The price of steel exported from China is in a reasonable range and the export ratio of the total volume of China's steel production is not high, an industrial association said Wednesday, denying criticism that Chinese firms export steel at cheap prices that disrupt global markets.

The average price of steel exports fell by $74 per ton year-on-year in the first three quarters to $783 per ton, but the price is still within a reasonable range and cannot be regarded as dumping, Zhang Changfu, vice chairman of the China Iron and Steel Association (CISA), said at a press conference when answering a question from the Global Times.

At that price, Chinese steel exporters can still make a profit and the sale price has not fallen below the production cost, Zhang said.

The profit margin for major Chinese steel firms rose by 0.30 percentage points year-on-year to 0.71 percent in the first three quarters of the year, according to data released Wednesday by the CISA.

Reuters reported on Tuesday that China has boosted exports of steel to take advantage of tax exemptions in some Asian countries, triggering accusations that mills in the world's biggest producer are using the rebates to sell surplus steel cheaply.

Kevin Dempsey, senior vice--president of the American Iron and Steel Institute, was quoted by the Financial Times as saying on October 21 that China is looking to export the steel it can't sell domestically, and that this is disrupting markets around the world.

But Zhang said China has never specifically encouraged steel exports, adding that there is no export-oriented policy for the industry, which generates relatively high pollution.

As the total volume of China's steel exports is relatively small, it could not disrupt global markets, Zhang noted.

According to the CISA's report, China's steel exports increased by 39.3 percent in the first three quarters this year to 65 million tons, which is only around 10 percent of the total volume of China's steel production.

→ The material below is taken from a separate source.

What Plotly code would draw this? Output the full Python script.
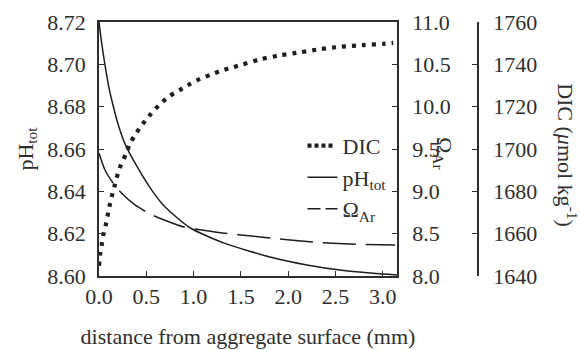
import plotly.graph_objects as go

# Distance from the aggregate surface (mm) and profile values for each quantity
dist_dic = [0.0, 0.011, 0.028, 0.046, 0.071, 0.092, 0.113, 0.141, 0.169, 0.197,
            0.232, 0.282, 0.327, 0.387, 0.462, 0.549, 0.648, 0.749, 0.856, 0.962,
            1.067, 1.175, 1.281, 1.390, 1.497, 1.708, 1.919, 2.131, 2.342, 2.553,
            2.80, 3.01, 3.11]
dic = [1644.8, 1650.0, 1654.6, 1659.4, 1664.1, 1668.8, 1673.5, 1678.6, 1683.3, 1688.0,
       1692.6, 1697.4, 1702.4, 1707.1, 1711.8, 1716.6, 1721.3, 1725.1, 1727.9, 1730.7,
       1733.1, 1735.0, 1736.8, 1738.3, 1739.7, 1742.4, 1744.3, 1745.7, 1747.2, 1748.3,
       1749.1, 1749.7, 1750.1]

dist_ph = [0.0, 0.021, 0.042, 0.063, 0.106, 0.151, 0.201, 0.275, 0.380, 0.557,
           0.697, 0.961, 1.331, 1.838, 2.197, 2.546, 2.895, 3.15]
ph_tot = [8.7200, 8.7124, 8.7058, 8.6998, 8.6888, 8.6802, 8.6718, 8.6624, 8.6534, 8.6406,
          8.6327, 8.6228, 8.6154, 8.6086, 8.6052, 8.6028, 8.6013, 8.6005]

dist_omega = [0.0, 0.063, 0.151, 0.240, 0.380, 0.539, 0.662, 0.908, 1.085, 1.331,
              1.613, 1.838, 2.303, 2.757, 3.13]
omega_ar = [9.449, 9.252, 9.095, 8.977, 8.839, 8.732, 8.673, 8.575, 8.543, 8.504,
            8.472, 8.445, 8.398, 8.374, 8.366]

x_ticks = [0.0, 0.5, 1.0, 1.5, 2.0, 2.5, 3.0]

FONT = "Liberation Serif, Times New Roman, serif"
SIZE = 22
INK = "#2e2e2e"
LINE = "#1e1e1e"

fig = go.Figure()

# Profiles
fig.add_trace(go.Scatter(
    x=dist_dic, y=dic, yaxis="y3", mode="lines", name="DIC", showlegend=False,
    line=dict(color=LINE, width=4.2, dash="4px,6px", shape="spline", smoothing=0.6),
))
fig.add_trace(go.Scatter(
    x=dist_ph, y=ph_tot, yaxis="y", mode="lines", name="pH<sub>tot</sub>",
    legendrank=2,
    line=dict(color=LINE, width=1.5, shape="spline", smoothing=0.6),
))
fig.add_trace(go.Scatter(
    x=dist_omega, y=omega_ar, yaxis="y2", mode="lines", name="Ω<sub>Ar</sub>",
    showlegend=False,
    line=dict(color=LINE, width=1.5, dash="33px,10px", shape="spline", smoothing=0.6),
))

# Legend keys with compact dash patterns
fig.add_trace(go.Scatter(
    x=[None], y=[None], yaxis="y3", mode="lines", name="DIC", legendrank=1,
    line=dict(color=LINE, width=4.2, dash="4px,3px,4px,3px,4px,3px,4px,30px"),
))
fig.add_trace(go.Scatter(
    x=[None], y=[None], yaxis="y2", mode="lines", name="Ω<sub>Ar</sub>", legendrank=3,
    line=dict(color=LINE, width=1.5, dash="13px,5px,13px,30px"),
))

axis_common = dict(
    showgrid=False, zeroline=False, showline=True, linecolor=INK, linewidth=1.5,
    ticks="inside", ticklen=5, tickwidth=1.2, tickcolor=INK, automargin=False,
    tickfont=dict(family=FONT, size=SIZE, color=INK),
)

fig.update_layout(
    width=580, height=350,
    margin=dict(l=99, r=80, t=22, b=74),
    paper_bgcolor="white", plot_bgcolor="white",
    font=dict(family=FONT, size=SIZE, color=INK),
    showlegend=True,
    legend=dict(
        x=0.5075, y=0.595, xanchor="left", yanchor="top",
        bgcolor="rgba(0,0,0,0)", font=dict(family=FONT, size=SIZE, color=INK),
    ),
    xaxis=dict(
        **axis_common, domain=[0, 0.7431], range=[0, 3.15],
        tickvals=x_ticks, tickformat=".1f", mirror=True,
        title=dict(text="distance from aggregate surface (mm)", standoff=20,
                   font=dict(family=FONT, size=SIZE, color=INK)),
    ),
    yaxis=dict(
        **axis_common, range=[8.60, 8.72], dtick=0.02, tickformat=".2f",
        ticklabelstandoff=7,
        title=dict(text="pH<sub>tot</sub>", standoff=8,
                   font=dict(family=FONT, size=SIZE, color=INK)),
    ),
    yaxis2=dict(
        **axis_common, range=[8.0, 11.0], dtick=0.5, tickformat=".1f",
        overlaying="y", side="right", anchor="x", ticklabelstandoff=9,
    ),
    yaxis3=dict(
        **axis_common, range=[1640, 1760], dtick=20,
        overlaying="y", side="right", anchor="free", position=0.9451,
        ticklabelstandoff=10,
    ),
)

# Right-hand axis titles read top to bottom
fig.add_annotation(
    text="Ω<sub>Ar</sub>", xref="paper", yref="paper", x=0.858, y=0.484,
    xanchor="center", yanchor="middle",
    showarrow=False, textangle=90, font=dict(family=FONT, size=SIZE, color=INK),
)
fig.add_annotation(
    text="DIC (<i>μ</i>mol kg<sup>-1</sup>)", xref="paper", yref="paper",
    x=1.167, y=0.476, xanchor="center", yanchor="middle",
    showarrow=False, textangle=90, font=dict(family=FONT, size=SIZE, color=INK),
)

fig.write_html("out.html")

This ratio is relatively low, compared with a level of over 30 percent in some other countries and regions.

The reason for the surge in China's steel exports is that domestic steel prices have dropped significantly, while prices in international markets have fallen by less, the CISA report said.

The China Steel Price Index fell by 14.14 percent to 86.35 at the end of September, the 12th consecutive month it had come in below 100.

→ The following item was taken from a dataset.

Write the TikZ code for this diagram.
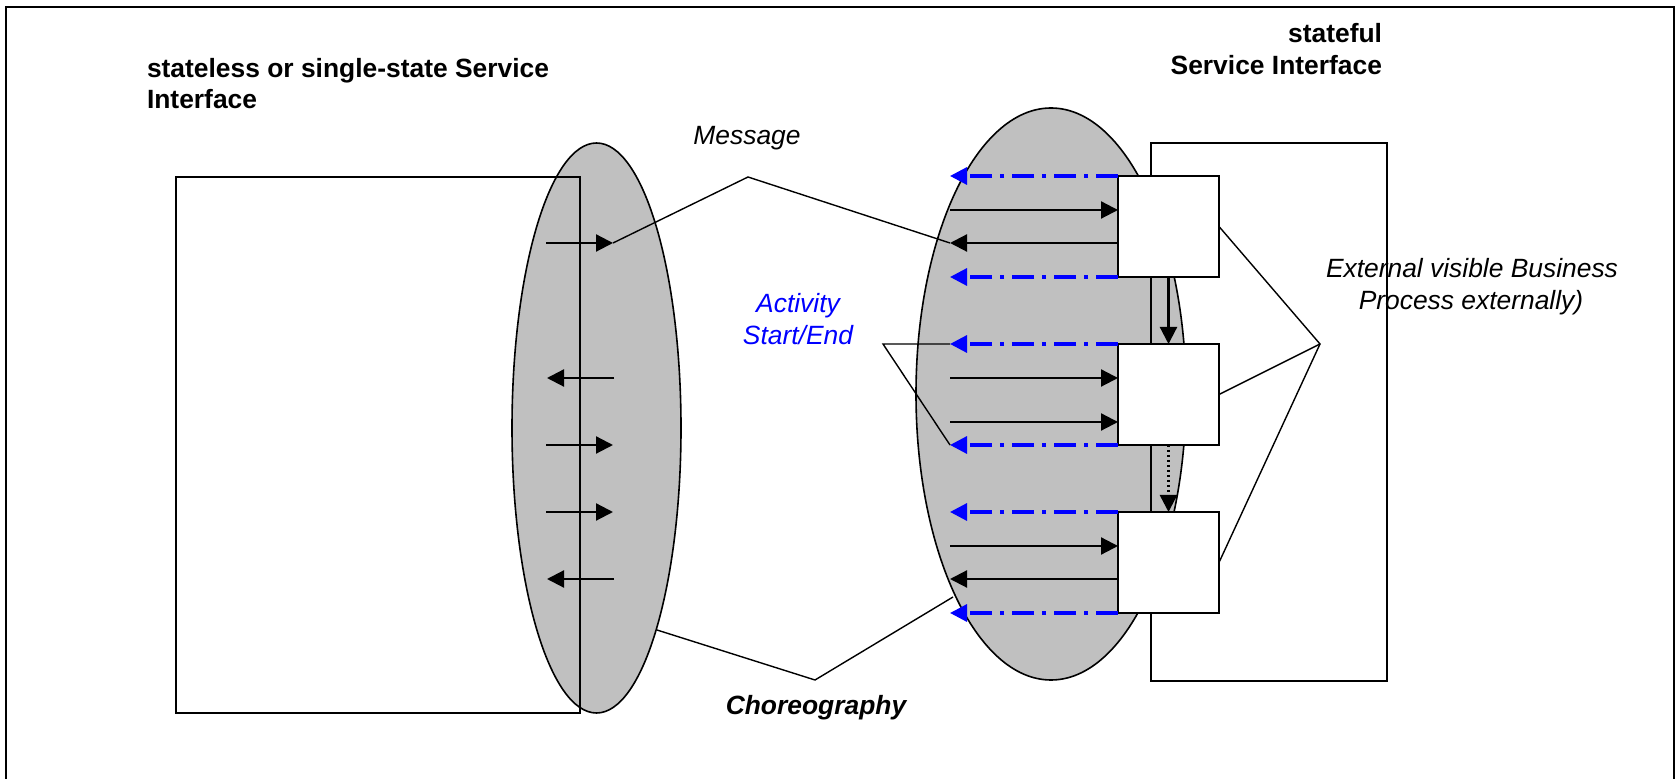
\documentclass[tikz,border=0pt]{standalone}
\usepackage{fontspec}
\setmainfont{Liberation Sans}
\usetikzlibrary{arrows.meta,shapes.geometric}
\definecolor{silverfill}{RGB}{192,192,192}
\definecolor{actblue}{RGB}{0,0,255}

\begin{document}
\begin{tikzpicture}[x=0.5pt,y=-0.5pt,
  lbl/.style={inner sep=0pt, outer sep=0pt, font=\fontsize{13.2}{15.5}\selectfont},
  frame/.style={draw=black, line width=0.8pt},
  oval/.style={ellipse, draw=black, fill=silverfill, line width=0.8pt, inner sep=0pt, outer sep=0pt},
  outline/.style={rectangle, draw=black, line width=0.8pt, inner sep=0pt, outer sep=0pt},
  stepbox/.style={rectangle, draw=black, fill=white, line width=0.8pt, inner sep=0pt, outer sep=0pt,
                  minimum width=50.5pt, minimum height=50.5pt},
  msg/.style={draw=black, line width=1.1pt, -{Triangle[length=8.5pt,width=8.5pt]}},
  act/.style={draw=actblue, line width=1.6pt, dash pattern=on 11pt off 4pt on 2pt off 4pt,
              -{Triangle[length=8.5pt,width=8.5pt]}},
  seq/.style={draw=black, line width=1.3pt, dash pattern=on 1.2pt off 1.3pt,
              -{Triangle[length=8.5pt,width=8.5pt]}},
  link/.style={draw=black, line width=0.7pt}
]
\path[use as bounding box] (0,0) rectangle (1676,779);

% page frame, open at the bottom
\draw[frame] (6,779) -- (6,7) -- (1674,7) -- (1674,779);

% titles
\node[lbl, font=\fontsize{13.2}{15.5}\selectfont\bfseries, anchor=base west] (tl1) at (147,78) {stateless or single-state Service};
\node[lbl, font=\fontsize{13.2}{15.5}\selectfont\bfseries, anchor=base west] (tl2) at (147,109) {Interface};
\node[lbl, font=\fontsize{13.2}{15.5}\selectfont\bfseries, anchor=base east] (tr1) at (1382,43) {stateful};
\node[lbl, font=\fontsize{13.2}{15.5}\selectfont\bfseries, anchor=base east] (tr2) at (1382,75) {Service Interface};

% interface ovals
\node[oval, minimum width=84.5pt, minimum height=285pt] (le) at (596.5,428) {};
\node[oval, minimum width=135pt, minimum height=286pt] (re) at (1051,394) {};

% service rectangles
\node[outline, minimum width=202pt, minimum height=268pt] (lr) at (378,445) {};
\node[outline, minimum width=118pt, minimum height=269pt] (rr) at (1269,412) {};

% messages of the stateless interface
\coordinate (la1s) at (546,243); \coordinate (la1t) at (613,243);
\coordinate (la2s) at (614,378); \coordinate (la2t) at (547,378);
\coordinate (la3s) at (546,445); \coordinate (la3t) at (613,445);
\coordinate (la4s) at (546,512); \coordinate (la4t) at (613,512);
\coordinate (la5s) at (614,579); \coordinate (la5t) at (547,579);
\draw[msg] (la1s) -- (la1t);
\draw[msg] (la2s) -- (la2t);
\draw[msg] (la3s) -- (la3t);
\draw[msg] (la4s) -- (la4t);
\draw[msg] (la5s) -- (la5t);

% activity boxes of the stateful interface
\node[stepbox] (b1) at (1168.5,226.5) {};
\node[stepbox] (b2) at (1168.5,394.5) {};
\node[stepbox] (b3) at (1168.5,562.5) {};

% messages of the stateful interface
\coordinate (ra1s) at (950,210); \coordinate (ra1t) at (1118,210);
\coordinate (ra2s) at (1118,243); \coordinate (ra2t) at (950,243);
\coordinate (ra3s) at (950,378); \coordinate (ra3t) at (1118,378);
\coordinate (ra4s) at (950,422); \coordinate (ra4t) at (1118,422);
\coordinate (ra5s) at (950,546); \coordinate (ra5t) at (1118,546);
\coordinate (ra6s) at (1118,579); \coordinate (ra6t) at (950,579);
\draw[msg] (ra1s) -- (ra1t);
\draw[msg] (ra2s) -- (ra2t);
\draw[msg] (ra3s) -- (ra3t);
\draw[msg] (ra4s) -- (ra4t);
\draw[msg] (ra5s) -- (ra5t);
\draw[msg] (ra6s) -- (ra6t);

% activity start / end signals
\foreach \n/\y in {1/176,2/277,3/344,4/445,5/512,6/613} {
  \coordinate (as\n) at (1118,\y);
  \coordinate (at\n) at (950,\y);
  \draw[act] (as\n) -- (at\n);
}

% sequence between activities
\draw[msg] (b1.south) -- (b2.north);
\draw[seq] (b2.south) -- (b3.north);

% callouts
\coordinate (msgv) at (748,177);
\draw[link] (la1t) -- (msgv) -- (ra2t);
\node[lbl, font=\fontsize{13.2}{15.5}\selectfont\itshape, anchor=base] (msglbl) at (747,145) {Message};

\coordinate (actv) at (883,344);
\draw[link] (at3) -- (actv) -- (at4);
\node[lbl, font=\fontsize{13.2}{15.5}\selectfont\itshape, text=actblue, anchor=base] (act1) at (798,313) {Activity};
\node[lbl, font=\fontsize{13.2}{15.5}\selectfont\itshape, text=actblue, anchor=base] (act2) at (798,345) {Start/End};

\coordinate (extv) at (1320,344);
\draw[link] (b1.east) -- (extv) -- (b3.east);
\draw[link] (extv) -- (b2.east);
\node[lbl, font=\fontsize{13.2}{15.5}\selectfont\itshape, anchor=base] (ext1) at (1472,278) {External visible Business};
\node[lbl, font=\fontsize{13.2}{15.5}\selectfont\itshape, anchor=base] (ext2) at (1471,310) {Process externally)};

\coordinate (ch1) at (657,630);
\coordinate (chv) at (815,680);
\coordinate (ch2) at (953,597);
\draw[link] (ch1) -- (chv) -- (ch2);
\node[lbl, font=\fontsize{13.2}{15.5}\selectfont\bfseries\itshape, anchor=base] (chlbl) at (816,715) {Choreography};
\end{tikzpicture}
\end{document}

Meanwhile, developed countries including the US have imposed heavy duties on Chinese steel imports.

The US Commerce Department decided on October 7 to impose final dumping margins of up to 407.52 percent on imports of non-oriented electrical steel from China.

There have been eight anti-dumping investigations into China's steel industry since September 4, Shanghai Securities News reported on October 11.

Steel demand in developed countries has declined since the financial crisis and they launched anti-dumping investigations into Chinese firms in order to protect their own domestic steel industries, Li Chunding, a research fellow at the Institute of World Economics and Politics at the Chinese Academy of Social Sciences, told the Global Times on Wednesday.

The total volume of China's steel exports will reach 80 million tons in 2014 and there may be some policy adjustment for exports due to rising trade friction, the CISA said in the report.

There has been speculation that China may cancel the tax refund for steel exports in the near future. Chi Jingdong, deputy secretary-general of the CISA, was quoted by the Shanghai Securities News report as saying that China has no plans to increase steel exports and that it will cancel the tax rebate within the year.

At present, China's steel exporters can enjoy varying rates of tax refunds from the government.

China should follow its own pace to reform its tax rebate policy instead of bowing to external pressure, Li said, given that tax rebates are widely accepted globally as a way to solve the problem of double taxation.